Asked what kind of human pressure matters most, whether it is bad calling or actually bumping birds, Ott answered with that single idea. Intrusion. The birds have an area they like, he explained, and when something enters that space and scares them, they do not like it. They move. They change. They remember.

That tracks with what many serious hunters eventually learn. Pressure is not just about the moment you are in. It is about what happens afterward.

Ott told the hosts that if you spook a bird one day, you may not just ruin that hunt. You may ruin the next day too. That turkey may go quiet. He may leave. He may hear the same calling the next morning and know exactly what game is being played.

In other words, pushing too hard today can cost you tomorrow.

The “Get In and Get Out” Rule

When Myers asked Ott what lessons had made him a more successful turkey hunter over the years, Ott did not hesitate.

“Get in and get out,” he said.

The “Get In and Get Out” Rule
Image Credit: Survival World

That was the clearest statement in the whole interview, and it felt like the center of everything else he was trying to say. If you get in cleanly, do not overpressure the birds, and leave without blowing the place up, you still have something to work with the next day.

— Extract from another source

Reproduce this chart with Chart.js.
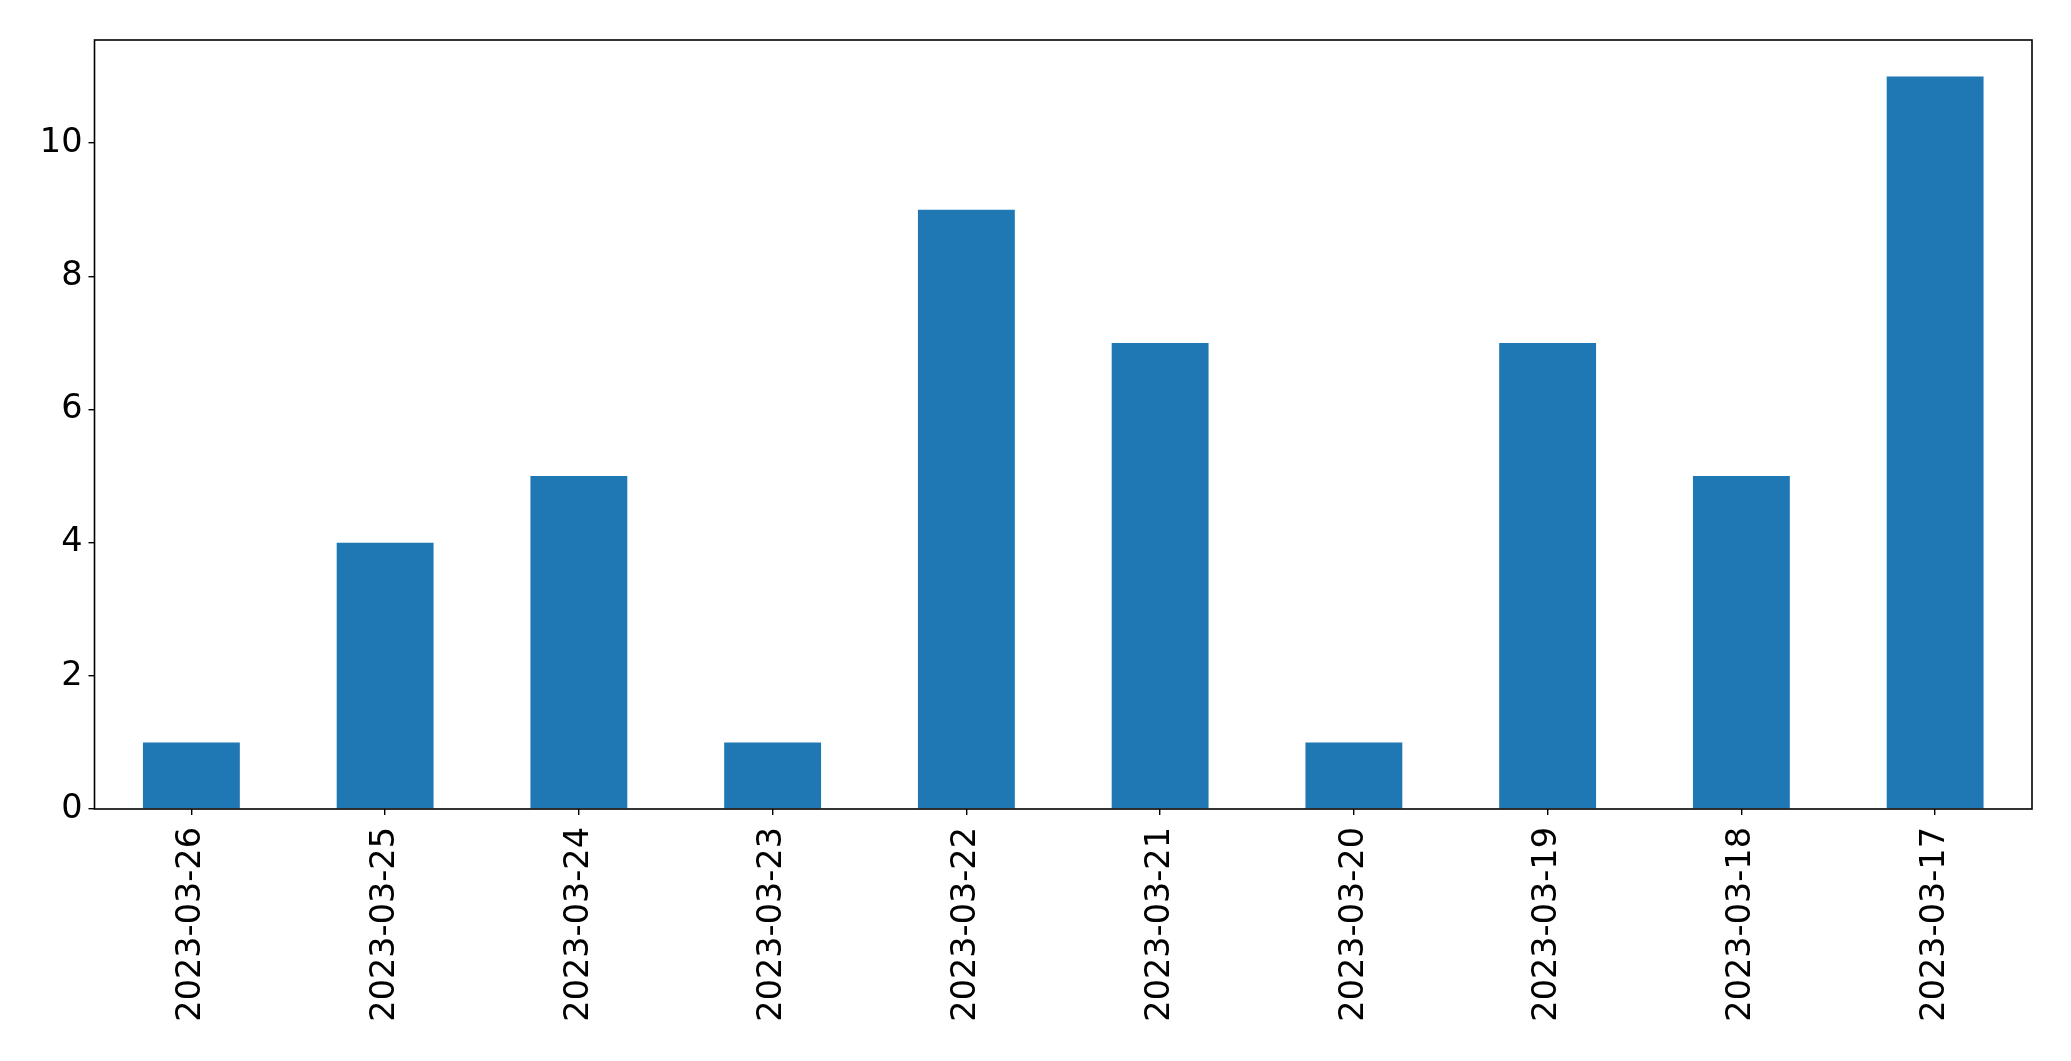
<!DOCTYPE html>
<html>
<head>
<meta charset="utf-8">
<script src="https://cdn.jsdelivr.net/npm/chart.js@4/dist/chart.umd.min.js"></script>
<style>
  html, body { margin: 0; padding: 0; background: #fff; }
  #wrap { width: 2071px; height: 1061px; }
</style>
</head>
<body>
<div id="wrap"><canvas id="chart" width="2071" height="1061"></canvas></div>
<script>
// Data
const dates = ['2023-03-26', '2023-03-25', '2023-03-24', '2023-03-23', '2023-03-22',
               '2023-03-21', '2023-03-20', '2023-03-19', '2023-03-18', '2023-03-17'];
const counts = [1, 4, 5, 1, 9, 7, 1, 7, 5, 11];
const yTicks = [0, 2, 4, 6, 8, 10];

// Draw the full box round the plot area, like matplotlib
const frame = {
  id: 'frame',
  afterDraw(chart) {
    const { ctx, chartArea: a } = chart;
    ctx.save();
    ctx.strokeStyle = '#000';
    ctx.lineWidth = 1.6;
    ctx.strokeRect(a.left, a.top, a.right - a.left, a.bottom - a.top);
    ctx.restore();
  }
};

Chart.defaults.font.family = '"DejaVu Sans", sans-serif';
Chart.defaults.color = '#000';

new Chart(document.getElementById('chart'), {
  type: 'bar',
  data: {
    labels: dates,
    datasets: [{
      data: counts,
      backgroundColor: '#1f77b4',
      borderWidth: 0,
      barPercentage: 0.5,
      categoryPercentage: 1
    }]
  },
  options: {
    responsive: false,
    animation: false,
    layout: { padding: { top: 40, right: 39, left: 0, bottom: 0 } },
    plugins: { legend: { display: false }, tooltip: { enabled: false } },
    scales: {
      x: {
        afterFit(scale) { scale.height = 252; },
        grid: { offset: false, drawOnChartArea: false, tickLength: 6, color: '#000', lineWidth: 1.4 },
        border: { display: false },
        ticks: { minRotation: 90, maxRotation: 90, autoSkip: false, padding: 12, font: { size: 33.5 } }
      },
      y: {
        min: 0,
        max: 11.55,
        afterFit(scale) { scale.width = 94.5; },
        afterBuildTicks(scale) { scale.ticks = yTicks.map(v => ({ value: v })); },
        grid: { drawOnChartArea: false, tickLength: 6, color: '#000', lineWidth: 1.4 },
        border: { display: false },
        ticks: { padding: 6, font: { size: 33.5 } }
      }
    }
  },
  plugins: [frame]
});
</script>
</body>
</html>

Ott said too many hunters want to chase birds when they do not come. They want to follow them, keep yelping at them, keep forcing the issue. His advice was the opposite. If they do not come, let them go. Let them drift off, settle down, and go be turkeys again. Then come back tomorrow.

That kind of patience is hard, especially for hunters who have traveled far or only have one morning to hunt. But Ott’s point was that consistent success usually comes from resisting the urge to overplay your hand.

It is a little like knowing when to stop talking in any negotiation. The hunter who always has to make one more move often ends up being the one who loses.

And honestly, this may be why experienced turkey hunters sound almost conservative compared to newer ones. They are not less aggressive because they lack confidence. They are less aggressive because they have seen what happens when a bird gets too much of you.

A Bird’s Response Tells the Story

Ott also gave useful advice on reading a gobbler’s reaction.

When Maxwell asked how a hunter should know when to shut up and when to keep calling, Ott said he listens to how the bird responds. If the gobble comes quickly behind the yelp, that is a positive sign. If there is no gobble behind it, that is not usually a good sign.

A Bird’s Response Tells the Story
Image Credit: The Southern Outdoorsmen

That is not a rigid formula, because Ott was careful to say that all turkeys are different. Some gobble at every owl and crow. Some only gobble when they feel like it. Some get wilder as they age. But he clearly believes that a fast response usually means a bird is engaged, while silence often means you should be more careful.

That kind of reading takes discipline. It means not assuming every gobble means “come closer” and not assuming every silent bird is still killable if you just keep hammering the call.

It also fits perfectly with his larger rule. Read the response, know when to stop, and do not burn the woods up trying to force one encounter.

Hard Birds Make Better Hunters

Ott had one more observation that probably explains why his advice carries so much weight.

He told the hosts that South Alabama turkeys are simply hard to hunt. He has hunted birds in Missouri, Texas, and South Dakota, and while he said Missouri birds can be tough, he still believes the birds in his home country are harder. Most land there gets hunted. Most birds get pressured. Most places are not giant untouched sanctuaries.

That matters because wisdom from hunters who deal with tough birds usually ages well.

Easy birds can make almost any tactic look smart. Hard birds expose what really works over time. And Ott’s answer, after a lifetime of hunting them, was not a magic call or a trendy trick. It was restraint.

Get in and get out. Do not overcall. Do not overpressure. Do not chase every bird until you make him hate the property he is standing on.

That kind of advice may not sound exciting, but it feels true. And in turkey hunting, true usually beats exciting in the long run.